From that origin story, the course moves through the operational domains where sustainability goals either become reality or get stuck. Week by week, students meet the people responsible for tracking energy and greenhouse gas emissions, waste systems (and the challenge of piloting new approaches in an academic setting), transportation planning, building design and life-cycle decision making, and procurement and food. 

Across those conversations, the goal is less to memorize a list of initiatives than to understand how the pieces fit together — how decisions about buildings affect emissions, how procurement shapes waste streams, and how data and accountability influence what happens next. 

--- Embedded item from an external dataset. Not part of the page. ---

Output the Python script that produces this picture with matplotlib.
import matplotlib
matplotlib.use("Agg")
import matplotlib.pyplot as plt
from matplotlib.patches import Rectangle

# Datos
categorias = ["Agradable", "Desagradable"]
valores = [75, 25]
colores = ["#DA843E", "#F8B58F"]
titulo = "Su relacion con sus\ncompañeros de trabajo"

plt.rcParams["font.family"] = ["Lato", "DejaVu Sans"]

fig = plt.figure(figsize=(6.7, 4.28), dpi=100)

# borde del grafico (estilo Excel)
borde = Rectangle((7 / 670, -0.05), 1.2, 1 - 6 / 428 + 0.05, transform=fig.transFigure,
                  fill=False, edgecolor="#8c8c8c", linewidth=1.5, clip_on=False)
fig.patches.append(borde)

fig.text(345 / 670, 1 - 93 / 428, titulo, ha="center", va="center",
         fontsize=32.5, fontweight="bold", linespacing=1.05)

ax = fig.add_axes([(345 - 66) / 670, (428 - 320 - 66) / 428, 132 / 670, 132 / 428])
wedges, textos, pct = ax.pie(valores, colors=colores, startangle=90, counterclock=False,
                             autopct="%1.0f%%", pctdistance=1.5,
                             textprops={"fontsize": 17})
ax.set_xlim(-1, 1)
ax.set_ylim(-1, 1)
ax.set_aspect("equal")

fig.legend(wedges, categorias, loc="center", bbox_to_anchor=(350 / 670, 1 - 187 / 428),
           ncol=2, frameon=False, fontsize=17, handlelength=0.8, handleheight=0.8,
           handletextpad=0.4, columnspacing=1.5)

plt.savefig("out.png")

“Sustainability work is rarely linear or simple. It requires collaboration, strategy, and the ability to navigate complexity,”  Crum says. “In this course, students work on real Yale projects that allow them to ‘write a chapter in the novel,’ even if they are not writing the whole story. The goal is to help them understand that meaningful systems change takes time, nuance, and persistence, but that their contributions can still meaningfully shape the outcome.” 

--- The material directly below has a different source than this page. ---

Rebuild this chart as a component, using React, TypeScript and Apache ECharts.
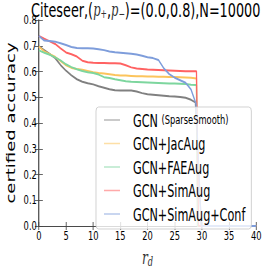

Turning ideas into durable progress 

Zooming out, the course also asks students to look beyond campus and at how city, state, and regional policies help shape priorities and strategies across institutions. Throughout the fall, students work in teams to design solutions to current sustainability challenges at Yale, with operational leaders serving as project partners and “clients.” 

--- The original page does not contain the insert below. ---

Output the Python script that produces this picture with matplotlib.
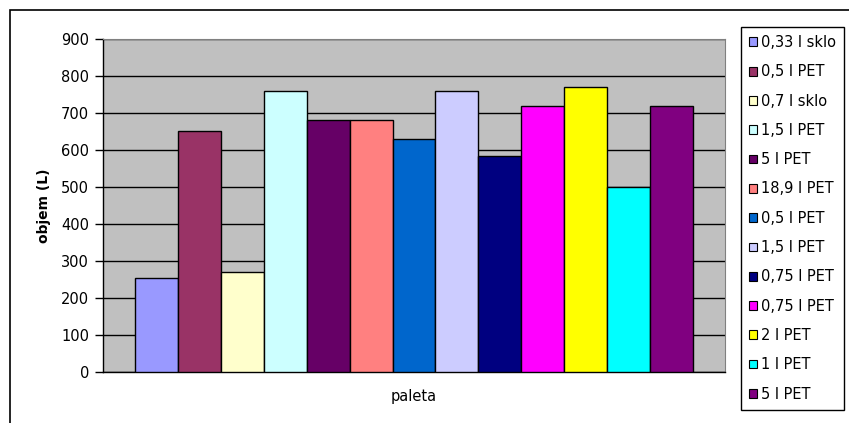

Teams develop a work plan, conduct background research, collect and analyze data, and interview or survey key stakeholders to understand both the opportunities for change and the roadblocks that can slow it down. 

Students present their progress at the mid-point of the semester and again at the end, when teams deliver a final paper or product designed to be used by campus partners—not just filed away after grading. 

In fall 2025, projects spanned sustainability planning, building materials, and landscape management. One team examined how Yale has set sustainability goals in the past, and explored other models for this planning work, producing a sustainability planning “playbook” and proposed framework for the next strategic plan. Another explored policy and incentive models to shift building projects from demolition toward deconstruction, including tools such as pre-demolition audits and contractor incentives. A third focused on why sustainable landscapes can falter after installation and proposed practical maintenance and training tools, including a zonated maintenance plan and a pocket guide. 

Across all three, a common lesson emerged: progress depends on who has decision-making authority, what incentives and standards are in place, the quality of available data, and whether the institution builds the capacity to follow through.

“It has been exciting to bring students into this change management work here on Yale’s campus through this course,” Smiley Smith says. “I hope that as they move into their careers, they will bring these experiences with them and be able to deploy their change-management tools to help them be impactful change agents across the broad array of planetary challenges we face.”